── RECORDS PROVIDED ──

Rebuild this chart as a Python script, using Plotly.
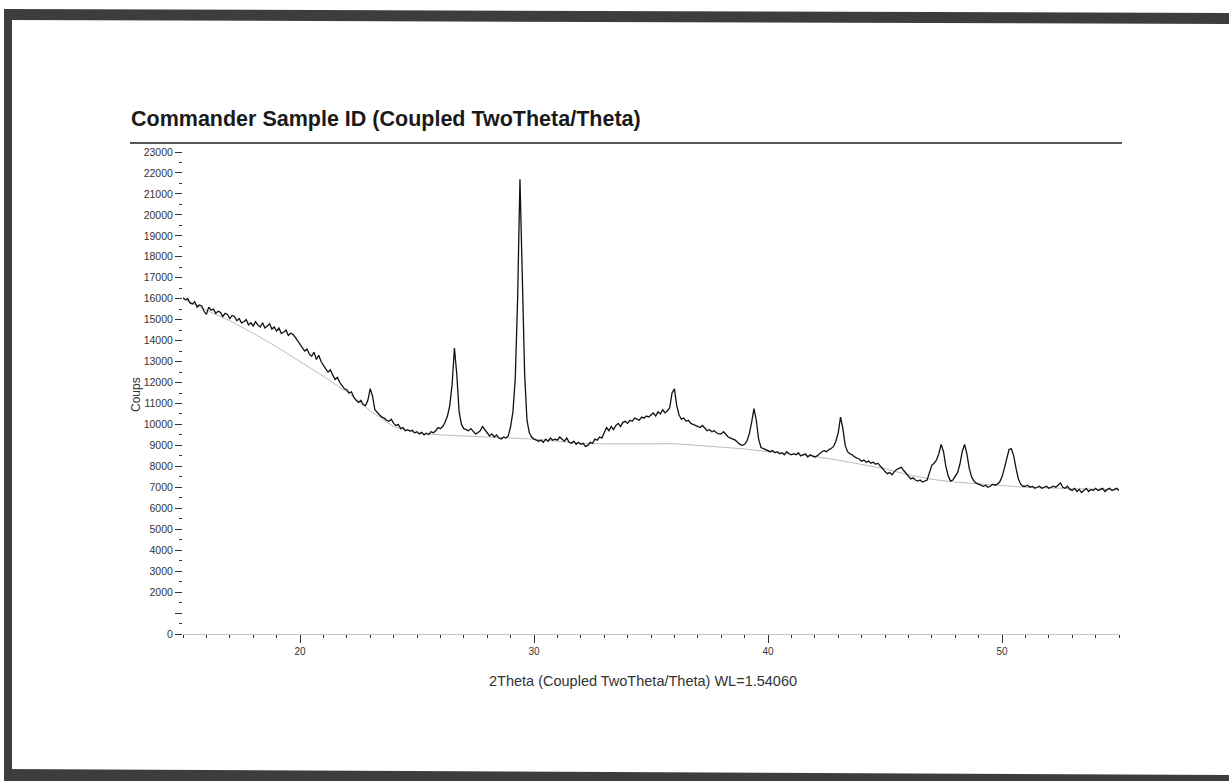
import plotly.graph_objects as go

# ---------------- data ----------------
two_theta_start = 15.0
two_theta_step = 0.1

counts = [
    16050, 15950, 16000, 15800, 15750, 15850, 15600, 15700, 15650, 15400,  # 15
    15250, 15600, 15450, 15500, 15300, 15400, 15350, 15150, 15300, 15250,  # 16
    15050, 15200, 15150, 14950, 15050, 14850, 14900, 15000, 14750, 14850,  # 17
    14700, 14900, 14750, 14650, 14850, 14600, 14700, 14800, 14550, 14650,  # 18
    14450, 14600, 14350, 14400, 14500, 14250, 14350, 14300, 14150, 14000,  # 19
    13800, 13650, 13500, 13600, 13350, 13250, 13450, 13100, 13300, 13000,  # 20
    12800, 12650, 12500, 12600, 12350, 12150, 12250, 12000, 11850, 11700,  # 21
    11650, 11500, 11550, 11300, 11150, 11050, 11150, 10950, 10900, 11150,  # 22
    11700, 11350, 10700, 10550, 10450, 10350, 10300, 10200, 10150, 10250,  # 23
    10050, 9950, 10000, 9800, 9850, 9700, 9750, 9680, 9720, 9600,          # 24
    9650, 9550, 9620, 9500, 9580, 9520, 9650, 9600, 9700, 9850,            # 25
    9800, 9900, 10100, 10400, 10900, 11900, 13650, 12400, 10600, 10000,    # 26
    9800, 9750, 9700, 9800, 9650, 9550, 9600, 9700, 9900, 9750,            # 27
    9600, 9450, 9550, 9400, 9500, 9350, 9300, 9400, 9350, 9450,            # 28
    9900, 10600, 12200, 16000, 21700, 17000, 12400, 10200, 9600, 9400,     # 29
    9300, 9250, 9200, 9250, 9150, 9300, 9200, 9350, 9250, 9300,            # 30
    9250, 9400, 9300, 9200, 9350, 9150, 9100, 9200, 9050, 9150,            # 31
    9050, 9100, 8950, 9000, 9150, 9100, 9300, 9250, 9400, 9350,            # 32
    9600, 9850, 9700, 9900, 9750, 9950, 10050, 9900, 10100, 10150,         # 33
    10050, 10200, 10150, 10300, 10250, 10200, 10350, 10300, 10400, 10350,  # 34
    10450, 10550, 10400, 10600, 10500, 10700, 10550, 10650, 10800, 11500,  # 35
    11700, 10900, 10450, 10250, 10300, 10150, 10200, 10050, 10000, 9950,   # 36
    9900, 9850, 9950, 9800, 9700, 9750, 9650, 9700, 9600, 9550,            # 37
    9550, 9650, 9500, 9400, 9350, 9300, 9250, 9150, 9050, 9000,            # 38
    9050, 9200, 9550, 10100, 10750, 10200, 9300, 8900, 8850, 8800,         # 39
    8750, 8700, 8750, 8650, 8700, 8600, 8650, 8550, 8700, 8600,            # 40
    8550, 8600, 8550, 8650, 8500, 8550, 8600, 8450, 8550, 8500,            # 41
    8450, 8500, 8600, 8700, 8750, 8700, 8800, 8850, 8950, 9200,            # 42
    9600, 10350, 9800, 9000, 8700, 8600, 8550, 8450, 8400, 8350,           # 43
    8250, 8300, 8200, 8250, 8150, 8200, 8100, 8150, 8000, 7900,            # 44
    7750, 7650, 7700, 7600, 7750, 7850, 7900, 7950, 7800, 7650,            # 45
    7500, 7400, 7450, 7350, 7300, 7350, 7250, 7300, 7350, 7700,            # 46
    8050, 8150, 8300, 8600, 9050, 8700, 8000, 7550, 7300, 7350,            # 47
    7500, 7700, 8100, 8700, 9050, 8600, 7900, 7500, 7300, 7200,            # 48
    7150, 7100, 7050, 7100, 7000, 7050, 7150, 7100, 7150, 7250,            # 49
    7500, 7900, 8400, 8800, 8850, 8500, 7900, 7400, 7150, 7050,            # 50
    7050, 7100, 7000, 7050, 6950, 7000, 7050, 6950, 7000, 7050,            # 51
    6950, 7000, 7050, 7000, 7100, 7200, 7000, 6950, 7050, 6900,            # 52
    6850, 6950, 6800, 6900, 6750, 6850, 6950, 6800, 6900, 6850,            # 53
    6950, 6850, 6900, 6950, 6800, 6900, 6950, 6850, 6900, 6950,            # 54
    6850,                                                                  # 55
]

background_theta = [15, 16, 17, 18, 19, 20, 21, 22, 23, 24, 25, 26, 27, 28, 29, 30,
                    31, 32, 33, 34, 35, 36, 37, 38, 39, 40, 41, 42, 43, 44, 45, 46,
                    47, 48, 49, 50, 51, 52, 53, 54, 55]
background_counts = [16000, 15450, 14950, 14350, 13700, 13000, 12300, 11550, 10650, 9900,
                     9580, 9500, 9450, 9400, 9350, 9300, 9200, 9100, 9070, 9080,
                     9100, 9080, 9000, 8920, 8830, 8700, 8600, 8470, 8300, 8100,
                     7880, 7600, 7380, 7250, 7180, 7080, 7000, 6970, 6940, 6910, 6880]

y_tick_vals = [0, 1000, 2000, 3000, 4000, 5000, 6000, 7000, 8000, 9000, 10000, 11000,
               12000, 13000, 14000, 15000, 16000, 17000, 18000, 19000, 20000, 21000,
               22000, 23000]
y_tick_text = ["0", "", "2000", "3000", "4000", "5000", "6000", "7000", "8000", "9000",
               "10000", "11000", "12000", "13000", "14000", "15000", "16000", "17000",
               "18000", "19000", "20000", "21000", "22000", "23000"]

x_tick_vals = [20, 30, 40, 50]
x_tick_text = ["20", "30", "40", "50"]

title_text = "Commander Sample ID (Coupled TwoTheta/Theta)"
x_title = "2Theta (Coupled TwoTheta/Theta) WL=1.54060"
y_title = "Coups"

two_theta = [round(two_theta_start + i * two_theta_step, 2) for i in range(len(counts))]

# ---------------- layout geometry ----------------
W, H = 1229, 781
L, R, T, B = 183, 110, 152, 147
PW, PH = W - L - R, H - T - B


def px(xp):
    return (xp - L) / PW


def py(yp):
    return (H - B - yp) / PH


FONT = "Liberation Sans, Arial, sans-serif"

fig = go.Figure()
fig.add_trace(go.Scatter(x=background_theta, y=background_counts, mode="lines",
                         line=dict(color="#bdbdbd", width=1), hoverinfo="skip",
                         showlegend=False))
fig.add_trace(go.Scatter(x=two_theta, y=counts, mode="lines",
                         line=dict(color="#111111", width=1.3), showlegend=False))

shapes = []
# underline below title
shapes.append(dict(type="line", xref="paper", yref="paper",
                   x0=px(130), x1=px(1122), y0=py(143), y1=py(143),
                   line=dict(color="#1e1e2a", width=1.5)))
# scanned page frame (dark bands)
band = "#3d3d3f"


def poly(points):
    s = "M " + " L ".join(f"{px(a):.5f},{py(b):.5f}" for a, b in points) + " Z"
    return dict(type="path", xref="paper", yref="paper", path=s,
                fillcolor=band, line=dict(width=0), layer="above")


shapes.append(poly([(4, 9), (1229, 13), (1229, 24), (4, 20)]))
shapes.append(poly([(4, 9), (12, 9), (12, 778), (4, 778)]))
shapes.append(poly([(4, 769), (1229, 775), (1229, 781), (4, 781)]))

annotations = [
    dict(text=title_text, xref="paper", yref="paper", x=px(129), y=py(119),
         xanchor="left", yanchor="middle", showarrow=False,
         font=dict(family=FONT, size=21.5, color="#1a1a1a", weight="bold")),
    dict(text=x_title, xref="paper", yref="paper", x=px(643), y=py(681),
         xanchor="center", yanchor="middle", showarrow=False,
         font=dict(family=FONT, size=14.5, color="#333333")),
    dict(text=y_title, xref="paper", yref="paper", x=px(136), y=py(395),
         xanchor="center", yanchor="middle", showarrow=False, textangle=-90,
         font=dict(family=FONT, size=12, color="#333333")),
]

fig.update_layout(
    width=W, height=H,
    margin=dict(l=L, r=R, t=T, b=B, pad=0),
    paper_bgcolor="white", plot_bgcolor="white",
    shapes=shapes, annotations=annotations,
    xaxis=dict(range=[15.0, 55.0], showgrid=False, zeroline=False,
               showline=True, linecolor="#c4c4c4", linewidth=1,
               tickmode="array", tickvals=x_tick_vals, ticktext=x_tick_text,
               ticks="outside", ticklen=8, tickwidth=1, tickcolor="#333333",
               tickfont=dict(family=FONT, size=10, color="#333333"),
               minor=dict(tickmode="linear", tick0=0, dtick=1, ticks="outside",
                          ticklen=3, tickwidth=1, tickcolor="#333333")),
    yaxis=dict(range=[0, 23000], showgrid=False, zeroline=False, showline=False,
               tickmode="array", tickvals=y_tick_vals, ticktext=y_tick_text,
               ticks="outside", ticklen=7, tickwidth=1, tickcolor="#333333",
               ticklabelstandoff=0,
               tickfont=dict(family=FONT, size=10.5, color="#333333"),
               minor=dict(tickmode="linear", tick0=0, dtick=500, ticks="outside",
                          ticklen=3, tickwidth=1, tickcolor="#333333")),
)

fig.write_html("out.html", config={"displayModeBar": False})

───
── RECORDS PROVIDED ──

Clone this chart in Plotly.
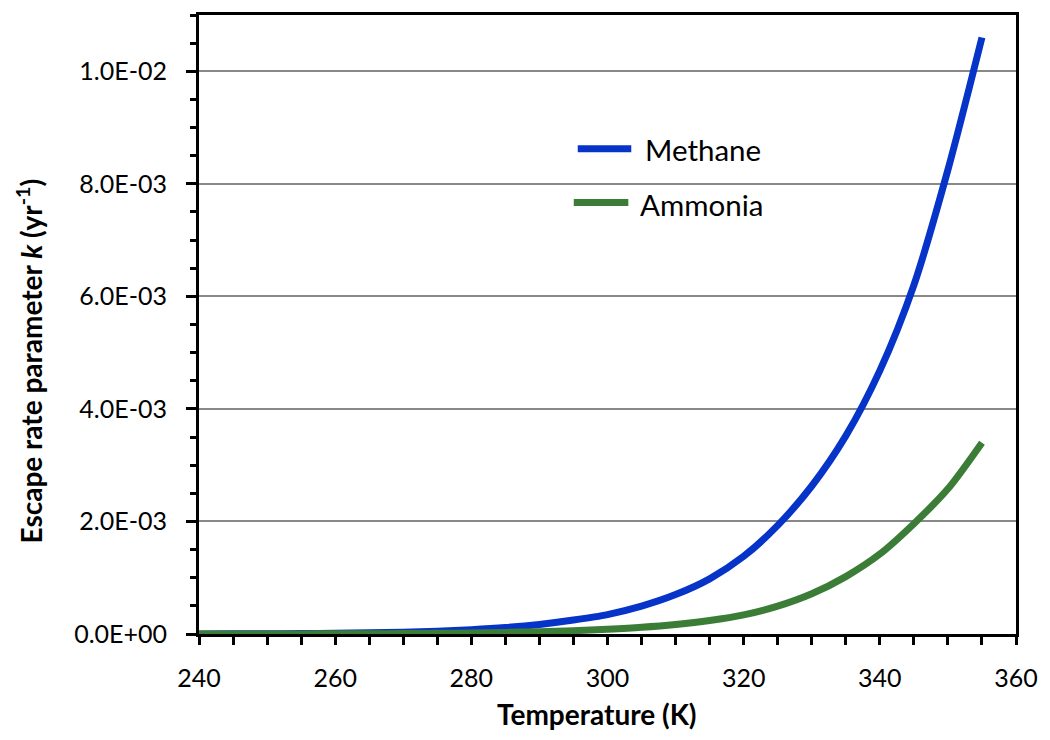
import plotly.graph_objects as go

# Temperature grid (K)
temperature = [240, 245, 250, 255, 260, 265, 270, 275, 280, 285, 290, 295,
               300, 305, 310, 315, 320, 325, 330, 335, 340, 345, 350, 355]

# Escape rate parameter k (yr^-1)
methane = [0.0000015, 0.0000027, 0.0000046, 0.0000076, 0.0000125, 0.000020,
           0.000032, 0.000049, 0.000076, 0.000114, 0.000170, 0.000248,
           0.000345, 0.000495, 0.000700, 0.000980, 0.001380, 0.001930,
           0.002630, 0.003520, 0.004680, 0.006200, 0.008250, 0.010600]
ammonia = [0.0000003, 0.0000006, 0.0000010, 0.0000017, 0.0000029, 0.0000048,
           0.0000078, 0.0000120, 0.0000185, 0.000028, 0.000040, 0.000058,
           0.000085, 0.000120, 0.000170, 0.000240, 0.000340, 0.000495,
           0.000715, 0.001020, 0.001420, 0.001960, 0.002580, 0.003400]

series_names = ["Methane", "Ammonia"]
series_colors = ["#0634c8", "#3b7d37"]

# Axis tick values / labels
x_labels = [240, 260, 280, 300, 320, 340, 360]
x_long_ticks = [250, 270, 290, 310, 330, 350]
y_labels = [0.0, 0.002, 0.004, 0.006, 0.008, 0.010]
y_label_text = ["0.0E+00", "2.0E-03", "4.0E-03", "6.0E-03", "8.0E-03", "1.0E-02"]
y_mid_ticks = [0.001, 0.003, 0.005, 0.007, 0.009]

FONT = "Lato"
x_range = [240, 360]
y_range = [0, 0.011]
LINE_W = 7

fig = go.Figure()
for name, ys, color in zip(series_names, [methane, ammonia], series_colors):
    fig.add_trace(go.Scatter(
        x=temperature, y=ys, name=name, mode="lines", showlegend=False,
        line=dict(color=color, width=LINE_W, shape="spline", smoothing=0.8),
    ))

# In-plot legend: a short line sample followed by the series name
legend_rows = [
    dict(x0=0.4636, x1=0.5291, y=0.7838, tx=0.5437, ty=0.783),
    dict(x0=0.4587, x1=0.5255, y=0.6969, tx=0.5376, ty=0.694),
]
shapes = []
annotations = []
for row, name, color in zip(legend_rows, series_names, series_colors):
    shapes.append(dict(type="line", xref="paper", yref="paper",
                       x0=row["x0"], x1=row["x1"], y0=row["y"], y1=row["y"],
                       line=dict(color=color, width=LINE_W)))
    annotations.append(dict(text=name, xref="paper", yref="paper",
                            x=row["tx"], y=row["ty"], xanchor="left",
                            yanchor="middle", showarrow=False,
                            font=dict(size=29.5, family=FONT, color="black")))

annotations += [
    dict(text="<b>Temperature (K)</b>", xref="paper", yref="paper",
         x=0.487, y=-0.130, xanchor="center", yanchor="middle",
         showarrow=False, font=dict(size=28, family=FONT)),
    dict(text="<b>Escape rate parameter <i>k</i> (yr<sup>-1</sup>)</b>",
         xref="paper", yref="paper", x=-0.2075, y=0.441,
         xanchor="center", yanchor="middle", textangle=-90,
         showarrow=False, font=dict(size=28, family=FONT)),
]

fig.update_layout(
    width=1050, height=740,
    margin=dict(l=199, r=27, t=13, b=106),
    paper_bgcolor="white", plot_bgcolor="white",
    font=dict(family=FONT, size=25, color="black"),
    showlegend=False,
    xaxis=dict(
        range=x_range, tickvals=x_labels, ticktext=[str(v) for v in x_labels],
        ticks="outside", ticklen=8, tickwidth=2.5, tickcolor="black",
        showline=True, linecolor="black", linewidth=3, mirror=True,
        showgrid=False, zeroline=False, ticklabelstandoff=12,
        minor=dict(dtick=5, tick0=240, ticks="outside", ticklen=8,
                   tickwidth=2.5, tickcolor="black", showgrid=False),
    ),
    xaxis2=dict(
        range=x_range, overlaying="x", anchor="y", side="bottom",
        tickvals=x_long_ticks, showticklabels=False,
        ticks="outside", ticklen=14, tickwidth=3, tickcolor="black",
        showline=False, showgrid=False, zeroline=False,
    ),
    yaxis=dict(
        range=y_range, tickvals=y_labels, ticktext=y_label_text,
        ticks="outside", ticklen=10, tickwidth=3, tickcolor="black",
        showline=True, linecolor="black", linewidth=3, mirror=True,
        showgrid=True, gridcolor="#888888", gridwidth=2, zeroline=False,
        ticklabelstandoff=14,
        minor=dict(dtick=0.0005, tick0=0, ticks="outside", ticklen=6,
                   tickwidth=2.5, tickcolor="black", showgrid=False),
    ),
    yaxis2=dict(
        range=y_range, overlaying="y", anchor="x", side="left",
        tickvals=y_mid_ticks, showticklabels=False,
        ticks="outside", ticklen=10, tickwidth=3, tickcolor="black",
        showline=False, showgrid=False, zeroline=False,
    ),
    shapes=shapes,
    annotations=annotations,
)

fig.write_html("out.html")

───
── RECORDS PROVIDED ──

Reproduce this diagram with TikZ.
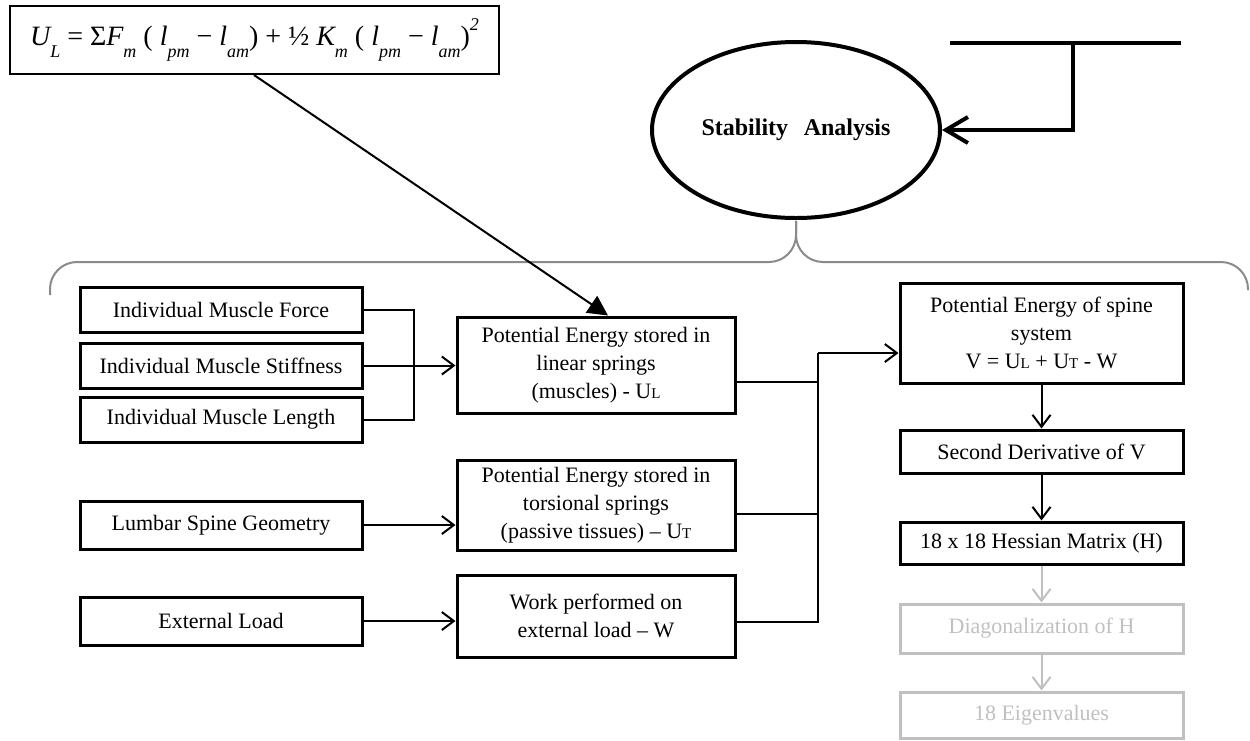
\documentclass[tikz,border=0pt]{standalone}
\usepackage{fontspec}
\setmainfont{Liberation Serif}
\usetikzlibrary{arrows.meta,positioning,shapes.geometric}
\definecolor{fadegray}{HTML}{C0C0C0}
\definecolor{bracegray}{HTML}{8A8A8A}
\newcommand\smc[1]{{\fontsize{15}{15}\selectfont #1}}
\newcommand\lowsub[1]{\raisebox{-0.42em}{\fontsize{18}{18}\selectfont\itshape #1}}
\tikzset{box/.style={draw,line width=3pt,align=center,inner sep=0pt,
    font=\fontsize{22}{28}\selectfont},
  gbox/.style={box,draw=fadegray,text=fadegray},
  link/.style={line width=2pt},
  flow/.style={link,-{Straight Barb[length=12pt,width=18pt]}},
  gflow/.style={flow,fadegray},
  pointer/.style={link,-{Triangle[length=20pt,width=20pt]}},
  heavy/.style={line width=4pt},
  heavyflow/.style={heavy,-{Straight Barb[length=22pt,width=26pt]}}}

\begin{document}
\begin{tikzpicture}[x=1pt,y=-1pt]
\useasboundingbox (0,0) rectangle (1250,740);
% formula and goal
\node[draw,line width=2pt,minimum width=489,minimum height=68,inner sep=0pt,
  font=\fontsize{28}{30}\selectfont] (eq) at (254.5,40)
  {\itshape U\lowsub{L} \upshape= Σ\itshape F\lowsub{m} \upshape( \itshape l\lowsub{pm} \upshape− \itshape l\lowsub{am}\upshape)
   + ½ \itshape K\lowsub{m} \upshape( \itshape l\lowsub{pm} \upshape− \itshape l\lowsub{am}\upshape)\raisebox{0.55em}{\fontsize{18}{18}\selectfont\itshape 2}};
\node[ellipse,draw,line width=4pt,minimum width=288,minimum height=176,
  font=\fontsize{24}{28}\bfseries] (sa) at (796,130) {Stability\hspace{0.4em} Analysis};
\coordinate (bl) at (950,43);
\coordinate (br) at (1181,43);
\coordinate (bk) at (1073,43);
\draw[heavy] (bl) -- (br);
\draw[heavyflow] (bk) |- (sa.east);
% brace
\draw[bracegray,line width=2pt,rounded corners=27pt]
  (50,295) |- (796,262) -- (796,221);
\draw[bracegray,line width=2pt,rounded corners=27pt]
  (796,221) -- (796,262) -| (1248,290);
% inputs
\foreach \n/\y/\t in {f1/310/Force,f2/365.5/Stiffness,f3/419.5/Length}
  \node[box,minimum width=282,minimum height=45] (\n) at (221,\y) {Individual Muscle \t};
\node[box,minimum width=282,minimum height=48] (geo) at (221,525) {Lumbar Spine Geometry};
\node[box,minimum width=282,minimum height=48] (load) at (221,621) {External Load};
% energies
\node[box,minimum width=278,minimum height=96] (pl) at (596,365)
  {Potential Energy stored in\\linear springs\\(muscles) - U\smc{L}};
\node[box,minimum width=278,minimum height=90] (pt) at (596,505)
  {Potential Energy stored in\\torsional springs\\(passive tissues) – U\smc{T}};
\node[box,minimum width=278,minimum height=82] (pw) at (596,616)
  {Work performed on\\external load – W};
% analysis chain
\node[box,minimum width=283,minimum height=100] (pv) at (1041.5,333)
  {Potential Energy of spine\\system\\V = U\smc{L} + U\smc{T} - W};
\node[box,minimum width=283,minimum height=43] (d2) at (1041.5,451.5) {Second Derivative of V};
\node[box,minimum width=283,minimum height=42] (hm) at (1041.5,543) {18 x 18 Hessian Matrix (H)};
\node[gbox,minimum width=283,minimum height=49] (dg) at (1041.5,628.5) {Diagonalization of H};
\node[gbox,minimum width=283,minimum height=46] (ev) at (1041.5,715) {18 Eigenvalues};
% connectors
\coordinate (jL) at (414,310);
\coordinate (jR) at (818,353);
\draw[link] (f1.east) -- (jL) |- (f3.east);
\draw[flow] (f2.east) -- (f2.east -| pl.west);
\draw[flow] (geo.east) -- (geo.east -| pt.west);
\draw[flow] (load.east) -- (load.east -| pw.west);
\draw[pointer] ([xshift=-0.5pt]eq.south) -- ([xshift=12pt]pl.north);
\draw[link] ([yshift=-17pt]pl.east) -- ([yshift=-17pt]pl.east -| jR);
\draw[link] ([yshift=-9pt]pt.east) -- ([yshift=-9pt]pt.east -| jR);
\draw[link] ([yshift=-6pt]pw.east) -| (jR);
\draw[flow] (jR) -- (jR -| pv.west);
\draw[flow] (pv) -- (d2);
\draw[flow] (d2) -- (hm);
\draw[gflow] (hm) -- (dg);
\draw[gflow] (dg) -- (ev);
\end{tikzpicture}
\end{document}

───

- WHAT IS NEEDED: What's needed is an exact copy of the lines above from the one with "Clone this chart in Plotly." through the one with "345, 350, 355]", both included; the pictures stay out.

- EXERCISE RESPONSE:
Clone this chart in Plotly.
import plotly.graph_objects as go

# Temperature grid (K)
temperature = [240, 245, 250, 255, 260, 265, 270, 275, 280, 285, 290, 295,
               300, 305, 310, 315, 320, 325, 330, 335, 340, 345, 350, 355]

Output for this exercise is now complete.